Friday, November 18, 2005

Spies and spy businesses


Link

This article from the Washington Post is actually something about the so-called "War on Terror" that in part seems rational; but consider the following points as you read this below:


  • The CIA has, and had, been under attack by people for "faulty intelligence" on WMDs in Iraq.
  • The CIA has been under attack especially by the wingnut fringe as "outing" Plame.
  • When you read what's here below the image that emerges is of a highly, highly competent CIA combatting terrorism, thanks to George Tenet.
  • Some of the countries involved are quite unsavory, and the rendition thing gets no prominent mention if any (haven't finished reading the darn thing yet).


If that doesn't make you go "hmmm...." I would say you're fundamentally incurious. As they used to say in the Soviet Union, these things do not get published by accident.


An excerpt:

The CIA has established joint operation centers in more than two dozen countries where U.S. and foreign intelligence officers work side by side to track and capture suspected terrorists and to destroy or penetrate their networks, according to current and former American and foreign intelligence officials.

The secret Counterterrorist Intelligence Centers are financed mostly by the agency and employ some of the best espionage technology the CIA has to offer, including secure communications gear, computers linked to the CIA's central databases, and access to highly classified intercepts once shared only with the nation's closest Western allies.

The Americans and their counterparts at the centers, known as CTICs, make daily decisions on when and how to apprehend suspects, whether to whisk them off to other countries for interrogation and detention, and how to disrupt al Qaeda's logistical and financial support.

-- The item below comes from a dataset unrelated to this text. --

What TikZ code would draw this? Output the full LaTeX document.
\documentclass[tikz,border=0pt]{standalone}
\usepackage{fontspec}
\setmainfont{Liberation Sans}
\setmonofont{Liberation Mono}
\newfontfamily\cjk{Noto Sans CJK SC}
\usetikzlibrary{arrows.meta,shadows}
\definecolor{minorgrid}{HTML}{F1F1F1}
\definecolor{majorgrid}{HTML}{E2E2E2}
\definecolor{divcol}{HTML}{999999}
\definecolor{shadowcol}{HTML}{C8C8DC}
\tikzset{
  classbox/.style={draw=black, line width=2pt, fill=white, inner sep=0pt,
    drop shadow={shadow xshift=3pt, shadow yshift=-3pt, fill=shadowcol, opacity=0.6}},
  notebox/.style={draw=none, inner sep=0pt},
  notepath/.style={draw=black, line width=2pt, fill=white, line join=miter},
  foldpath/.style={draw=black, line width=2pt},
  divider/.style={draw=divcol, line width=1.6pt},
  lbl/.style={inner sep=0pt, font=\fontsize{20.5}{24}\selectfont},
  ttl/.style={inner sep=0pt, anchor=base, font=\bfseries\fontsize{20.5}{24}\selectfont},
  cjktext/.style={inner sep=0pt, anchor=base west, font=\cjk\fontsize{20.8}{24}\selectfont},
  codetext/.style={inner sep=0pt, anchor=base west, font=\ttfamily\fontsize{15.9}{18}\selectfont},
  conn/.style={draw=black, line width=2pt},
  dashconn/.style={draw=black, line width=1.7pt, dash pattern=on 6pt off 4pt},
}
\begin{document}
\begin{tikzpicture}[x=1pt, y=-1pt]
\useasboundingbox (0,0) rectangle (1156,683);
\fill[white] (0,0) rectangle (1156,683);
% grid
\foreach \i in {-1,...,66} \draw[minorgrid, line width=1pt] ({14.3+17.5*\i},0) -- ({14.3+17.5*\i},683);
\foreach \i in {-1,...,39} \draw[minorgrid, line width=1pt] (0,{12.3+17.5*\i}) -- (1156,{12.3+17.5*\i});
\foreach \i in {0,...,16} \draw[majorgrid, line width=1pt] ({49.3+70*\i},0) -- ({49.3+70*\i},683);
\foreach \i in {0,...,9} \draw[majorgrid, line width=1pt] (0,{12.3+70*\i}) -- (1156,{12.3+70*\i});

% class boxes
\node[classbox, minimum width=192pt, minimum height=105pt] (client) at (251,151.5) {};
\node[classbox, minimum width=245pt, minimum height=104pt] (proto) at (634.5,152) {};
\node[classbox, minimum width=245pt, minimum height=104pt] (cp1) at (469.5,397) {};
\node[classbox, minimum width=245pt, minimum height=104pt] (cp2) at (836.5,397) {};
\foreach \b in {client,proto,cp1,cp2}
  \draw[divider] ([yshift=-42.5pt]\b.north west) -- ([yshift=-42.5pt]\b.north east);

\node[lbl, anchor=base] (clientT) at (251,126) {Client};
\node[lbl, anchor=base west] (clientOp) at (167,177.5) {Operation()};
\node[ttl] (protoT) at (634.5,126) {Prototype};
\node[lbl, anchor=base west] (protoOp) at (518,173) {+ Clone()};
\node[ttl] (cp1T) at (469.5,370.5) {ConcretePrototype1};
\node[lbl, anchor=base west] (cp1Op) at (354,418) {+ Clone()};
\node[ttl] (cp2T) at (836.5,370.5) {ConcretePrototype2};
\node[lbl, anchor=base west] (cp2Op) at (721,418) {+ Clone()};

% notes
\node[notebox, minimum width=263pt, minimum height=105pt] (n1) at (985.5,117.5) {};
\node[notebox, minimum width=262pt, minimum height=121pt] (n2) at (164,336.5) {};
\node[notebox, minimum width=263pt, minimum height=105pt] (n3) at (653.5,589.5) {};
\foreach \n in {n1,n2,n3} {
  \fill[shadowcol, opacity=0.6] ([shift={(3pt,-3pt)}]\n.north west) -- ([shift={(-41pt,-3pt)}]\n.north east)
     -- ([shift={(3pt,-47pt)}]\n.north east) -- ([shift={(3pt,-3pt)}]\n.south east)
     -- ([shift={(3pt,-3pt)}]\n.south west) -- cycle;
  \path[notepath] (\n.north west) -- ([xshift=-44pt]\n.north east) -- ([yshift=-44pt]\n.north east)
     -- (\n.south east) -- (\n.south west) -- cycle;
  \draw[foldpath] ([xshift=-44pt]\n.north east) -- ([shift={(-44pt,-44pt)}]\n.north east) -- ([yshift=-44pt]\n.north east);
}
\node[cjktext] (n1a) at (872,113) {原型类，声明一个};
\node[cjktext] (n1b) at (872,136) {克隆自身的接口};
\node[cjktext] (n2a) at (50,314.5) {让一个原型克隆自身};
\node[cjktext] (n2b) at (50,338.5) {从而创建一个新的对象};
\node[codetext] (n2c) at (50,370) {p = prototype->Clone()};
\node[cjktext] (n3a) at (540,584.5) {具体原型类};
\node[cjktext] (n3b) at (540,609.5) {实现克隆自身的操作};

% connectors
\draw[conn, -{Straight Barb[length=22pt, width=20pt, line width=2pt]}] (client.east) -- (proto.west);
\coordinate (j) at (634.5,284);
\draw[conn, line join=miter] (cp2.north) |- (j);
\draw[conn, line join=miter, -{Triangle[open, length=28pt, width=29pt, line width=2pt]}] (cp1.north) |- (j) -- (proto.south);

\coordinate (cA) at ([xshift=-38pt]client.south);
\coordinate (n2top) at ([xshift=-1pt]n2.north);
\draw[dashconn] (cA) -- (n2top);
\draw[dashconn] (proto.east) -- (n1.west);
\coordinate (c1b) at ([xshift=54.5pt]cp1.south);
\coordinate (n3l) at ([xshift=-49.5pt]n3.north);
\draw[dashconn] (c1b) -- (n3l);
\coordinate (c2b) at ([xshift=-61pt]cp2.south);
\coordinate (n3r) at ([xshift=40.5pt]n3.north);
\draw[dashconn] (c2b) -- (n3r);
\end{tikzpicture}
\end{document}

The network of centers reflects what has become the CIA's central and most successful strategy in combating terrorism abroad: persuading and empowering foreign security services to help. Virtually every capture or killing of a suspected terrorist outside Iraq since the Sept. 11, 2001, attacks -- more than 3,000 in all -- was a result of foreign intelligence services' work alongside the agency, the CIA deputy director of operations told a congressional committee in a closed-door session earlier this year...

George J. Tenet orchestrated the shift during his tenure as CIA director, working with the agency's station chiefs abroad and officers in the Counterterrorist Center at headquarters to bring about an exponential deepening of intelligence ties worldwide after Sept. 11.

Beneath the surface of visible diplomacy, the cooperative efforts, known as liaison relationships, are recasting U.S. dealings abroad.

The White House has stepped up its criticism of Uzbek President Islam Karimov in the past year for his authoritarian rule and repression of dissidents. But joint counterterrorism efforts with Tashkent continued until recently. In Indonesia, as the State Department doled out tiny amounts of assistance to the military when it made progress on corruption and human rights, the CIA was pouring money into Jakarta and developing intelligence ties there after years of tension. In Paris, as U.S.-French acrimony peaked over the Iraq invasion in 2003, the CIA and French intelligence services were creating the agency's only multinational operations center and executing worldwide sting operations.

The CIA has operated the joint intelligence centers in Europe, the Middle East and Asia, according to current and former intelligence officials. In addition, the multinational center in Paris, codenamed Alliance Base, includes representatives from Britain, France, Germany, Canada and Australia.